> **SOURCE MATERIAL**

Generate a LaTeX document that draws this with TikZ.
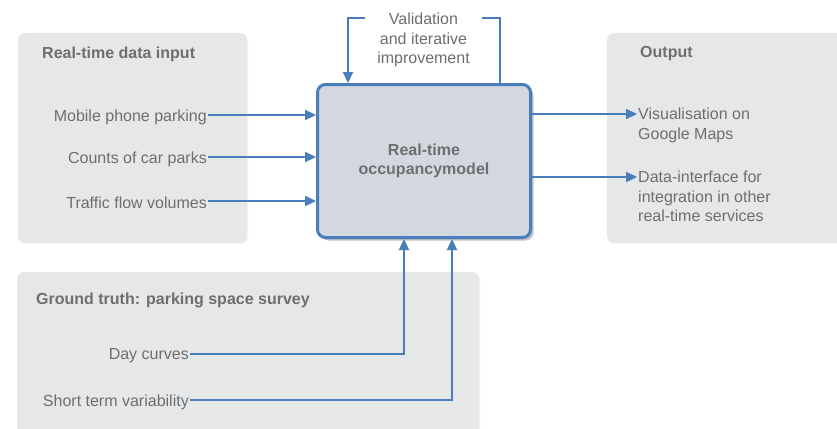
\documentclass[tikz,border=0pt]{standalone}
\usepackage{fontspec}
\setmainfont{Liberation Sans}
\usetikzlibrary{arrows.meta,shadows}
\definecolor{lineblue}{HTML}{4A7EBB}
\definecolor{panelgray}{HTML}{E6E7E9}
\definecolor{textgray}{HTML}{6E6E6E}
\definecolor{modelfill}{HTML}{D3D8E0}
\tikzset{
  panel/.style={fill=panelgray, rounded corners=7pt,
    drop shadow={shadow xshift=1pt, shadow yshift=-1pt, opacity=0.08}},
  heading/.style={anchor=west, inner sep=0pt, font=\fontsize{16}{19}\selectfont\bfseries},
  label/.style={inner sep=1pt, align=left, font=\fontsize{16}{19.5}\selectfont},
  link/.style={draw=lineblue, line width=2.2pt},
  flow/.style={link, -{Triangle[length=11pt,width=10pt]}},
  model/.style={draw=lineblue, line width=3pt, fill=modelfill, rounded corners=8pt,
    align=center, font=\fontsize{16}{19}\selectfont\bfseries,
    drop shadow={shadow xshift=3pt, shadow yshift=-3pt, opacity=0.4, fill=black!60}}
}
\begin{document}
\begin{tikzpicture}[x=1pt,y=-1pt,text=textgray]
\useasboundingbox (0,0) rectangle (837,428);
\fill[white] (0,0) rectangle (837,428);

% grey panels
\path[panel] (18,33) rectangle (247,243);
\path[panel] (607,33) rectangle (850,243);
\path[panel] (17,272) rectangle (479,440);
\node[heading] (inhead) at (42,54) {Real-time data input};
\node[heading] (outhead) at (640,54) {Output};
\node[heading] (truthhead) at (36,300) {Ground truth: parking space survey};

% model
\node[model, minimum width=213, minimum height=153] (model) at (424,161)
  {Real-time\\occupancymodel};

% inputs
\node[label, anchor=east] (mobile) at (208,117) {Mobile phone parking};
\node[label, anchor=east] (counts) at (208,159) {Counts of car parks};
\node[label, anchor=east] (traffic) at (208,203) {Traffic flow volumes};
\foreach \n in {mobile,counts,traffic}{
  \coordinate (\n out) at ([yshift=2pt]\n.east);
  \draw[flow] (\n out) -- (\n out -| model.west);
}

% outputs
\node[label, anchor=north west] (maps) at (637,107) {Visualisation on\\Google Maps};
\node[label, anchor=north west] (iface) at (637,170) {Data-interface for\\integration in other\\real-time services};
\draw[flow] (model.east |- 0,114) -- (maps.west |- 0,114);
\draw[flow] (model.east |- 0,177) -- (iface.west |- 0,177);

% feedback loop
\node[label, align=center, inner xsep=12pt] (valid) at (423.5,40)
  {Validation\\and iterative\\improvement};
\coordinate (loopout) at (500,18);
\coordinate (loopin) at (348,18);
\draw[link] (loopout |- model.north) -- (loopout) -- (valid.east |- loopout);
\draw[flow] (valid.west |- loopin) -- (loopin) -- (loopin |- model.north);

% ground truth
\node[label, anchor=east] (day) at (190,356) {Day curves};
\node[label, anchor=east] (short) at (190,402) {Short term variability};
\draw[flow] ([yshift=2pt]day.east) -| ([xshift=-20]model.south);
\draw[flow] ([yshift=2pt]short.east) -| ([xshift=28]model.south);
\end{tikzpicture}
\end{document}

> **TASK DETAILS**
Write out the material above once more, exactly as it reads, with no pictures.

> **TASK OUTPUT**
Generate a LaTeX document that draws this with TikZ.
\documentclass[tikz,border=0pt]{standalone}
\usepackage{fontspec}
\setmainfont{Liberation Sans}
\usetikzlibrary{arrows.meta,shadows}
\definecolor{lineblue}{HTML}{4A7EBB}
\definecolor{panelgray}{HTML}{E6E7E9}
\definecolor{textgray}{HTML}{6E6E6E}
\definecolor{modelfill}{HTML}{D3D8E0}
\tikzset{
  panel/.style={fill=panelgray, rounded corners=7pt,
    drop shadow={shadow xshift=1pt, shadow yshift=-1pt, opacity=0.08}},
  heading/.style={anchor=west, inner sep=0pt, font=\fontsize{16}{19}\selectfont\bfseries},
  label/.style={inner sep=1pt, align=left, font=\fontsize{16}{19.5}\selectfont},
  link/.style={draw=lineblue, line width=2.2pt},
  flow/.style={link, -{Triangle[length=11pt,width=10pt]}},
  model/.style={draw=lineblue, line width=3pt, fill=modelfill, rounded corners=8pt,
    align=center, font=\fontsize{16}{19}\selectfont\bfseries,
    drop shadow={shadow xshift=3pt, shadow yshift=-3pt, opacity=0.4, fill=black!60}}
}
\begin{document}
\begin{tikzpicture}[x=1pt,y=-1pt,text=textgray]
\useasboundingbox (0,0) rectangle (837,428);
\fill[white] (0,0) rectangle (837,428);

% grey panels
\path[panel] (18,33) rectangle (247,243);
\path[panel] (607,33) rectangle (850,243);
\path[panel] (17,272) rectangle (479,440);
\node[heading] (inhead) at (42,54) {Real-time data input};
\node[heading] (outhead) at (640,54) {Output};
\node[heading] (truthhead) at (36,300) {Ground truth: parking space survey};

% model
\node[model, minimum width=213, minimum height=153] (model) at (424,161)
  {Real-time\\occupancymodel};

% inputs
\node[label, anchor=east] (mobile) at (208,117) {Mobile phone parking};
\node[label, anchor=east] (counts) at (208,159) {Counts of car parks};
\node[label, anchor=east] (traffic) at (208,203) {Traffic flow volumes};
\foreach \n in {mobile,counts,traffic}{
  \coordinate (\n out) at ([yshift=2pt]\n.east);
  \draw[flow] (\n out) -- (\n out -| model.west);
}

% outputs
\node[label, anchor=north west] (maps) at (637,107) {Visualisation on\\Google Maps};
\node[label, anchor=north west] (iface) at (637,170) {Data-interface for\\integration in other\\real-time services};
\draw[flow] (model.east |- 0,114) -- (maps.west |- 0,114);
\draw[flow] (model.east |- 0,177) -- (iface.west |- 0,177);

% feedback loop
\node[label, align=center, inner xsep=12pt] (valid) at (423.5,40)
  {Validation\\and iterative\\improvement};
\coordinate (loopout) at (500,18);
\coordinate (loopin) at (348,18);
\draw[link] (loopout |- model.north) -- (loopout) -- (valid.east |- loopout);
\draw[flow] (valid.west |- loopin) -- (loopin) -- (loopin |- model.north);

% ground truth
\node[label, anchor=east] (day) at (190,356) {Day curves};
\node[label, anchor=east] (short) at (190,402) {Short term variability};
\draw[flow] ([yshift=2pt]day.east) -| ([xshift=-20]model.south);
\draw[flow] ([yshift=2pt]short.east) -| ([xshift=28]model.south);
\end{tikzpicture}
\end{document}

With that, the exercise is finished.